And for the Roman Church he always retained the same double attitude he had for Chesterton. He could say of both what Robert Browning said about the Catholic Church in his poem Christmas Eve:
I see the error; but above
The scope of error, see the love.
It is a feeling I cannot share. Where Peter finds an inner core of truth, I find only superstition. H. G. Wells, in Mr. Blettsworthy on Rampole Island, hit on the perfect metaphor. The Roman Church is like a prehistoric megatherium, a grotesque, gigantic sloth that somehow managed to survive extinction. It crawls clumsily around the world, getting in everybody's way, refusing to die.
Homer Wilson, in Martin Gardner's The Flight of Peter Fromm, Prometheus (Amherst, NY: 1994), pp. 82-83. I've said before that Martin Gardner's novel of ideas is underappreciated, and have no difficulty saying it again: it really should be more widely read. Part of it is that the psychology of the characters is done very well; the narrator of the book, the same Homer Wilson, who says the above, is simultaneously perceptive and flawed, and although Gardner, as far as I am aware, had very little use for the Catholic Church, his attitude to Chesterton was very much closer to Peter's double attitude than Homer's dismissal. Gardner likely expects us to learn something about the limits of the character from the fact that he treats megatherium as automatically an insult on the basis of Wells's work, just as he expects us to learn something from Homer's excessive devotion to Freudian explanations.

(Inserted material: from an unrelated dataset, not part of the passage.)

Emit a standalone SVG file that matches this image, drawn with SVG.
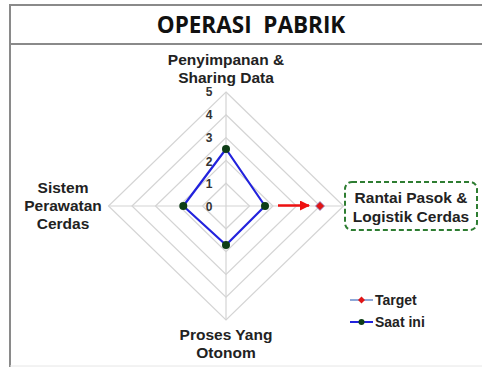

The reference to Mr Blettsworthy on Rampole Island is interesting, and perhaps also suggests something, although I haven't really thought it through and would hesitate to do so without having the book in hand to compare. It's one of H. G. Wells's later (1928), and therefore less known, works, and is fairly difficult to find. The protagonist ends up on an island of cannibals and tries to teach them a rational and progressive view of the world; there are megatheria, too, of course. It's a dystopic allegory about civilization itself (Wells himself called it a caricature of the whole human world), and is often treated as being in the same general class of stories as the more popular The Island of Doctor Moreau, which has a certain amount of plausibility, although it seems to me that it requires some fairly generous principles of classification. There's a certain sort of ambiguity to the lesson, though, in that it turns out both that the protagonist is subject to psychotic delusional episodes and that Europe in the Great War is subject to real horrors quite as bad as delusional ones. There's a lot of subtle (and sometimes not-so-subtle) religious imagery in the book, but this is true of much of Wells's science fiction, and it is often difficult to pin down exactly what its function is in any given case. In any case, the megatheria of Rampole Island are in the story symbols of what all institutions everywhere always eventually become if they do not die: ominously slow-moving, fantastically long-lasting, oblivious to most of the world, infested with parasites, the objects of strange devotions and taboos.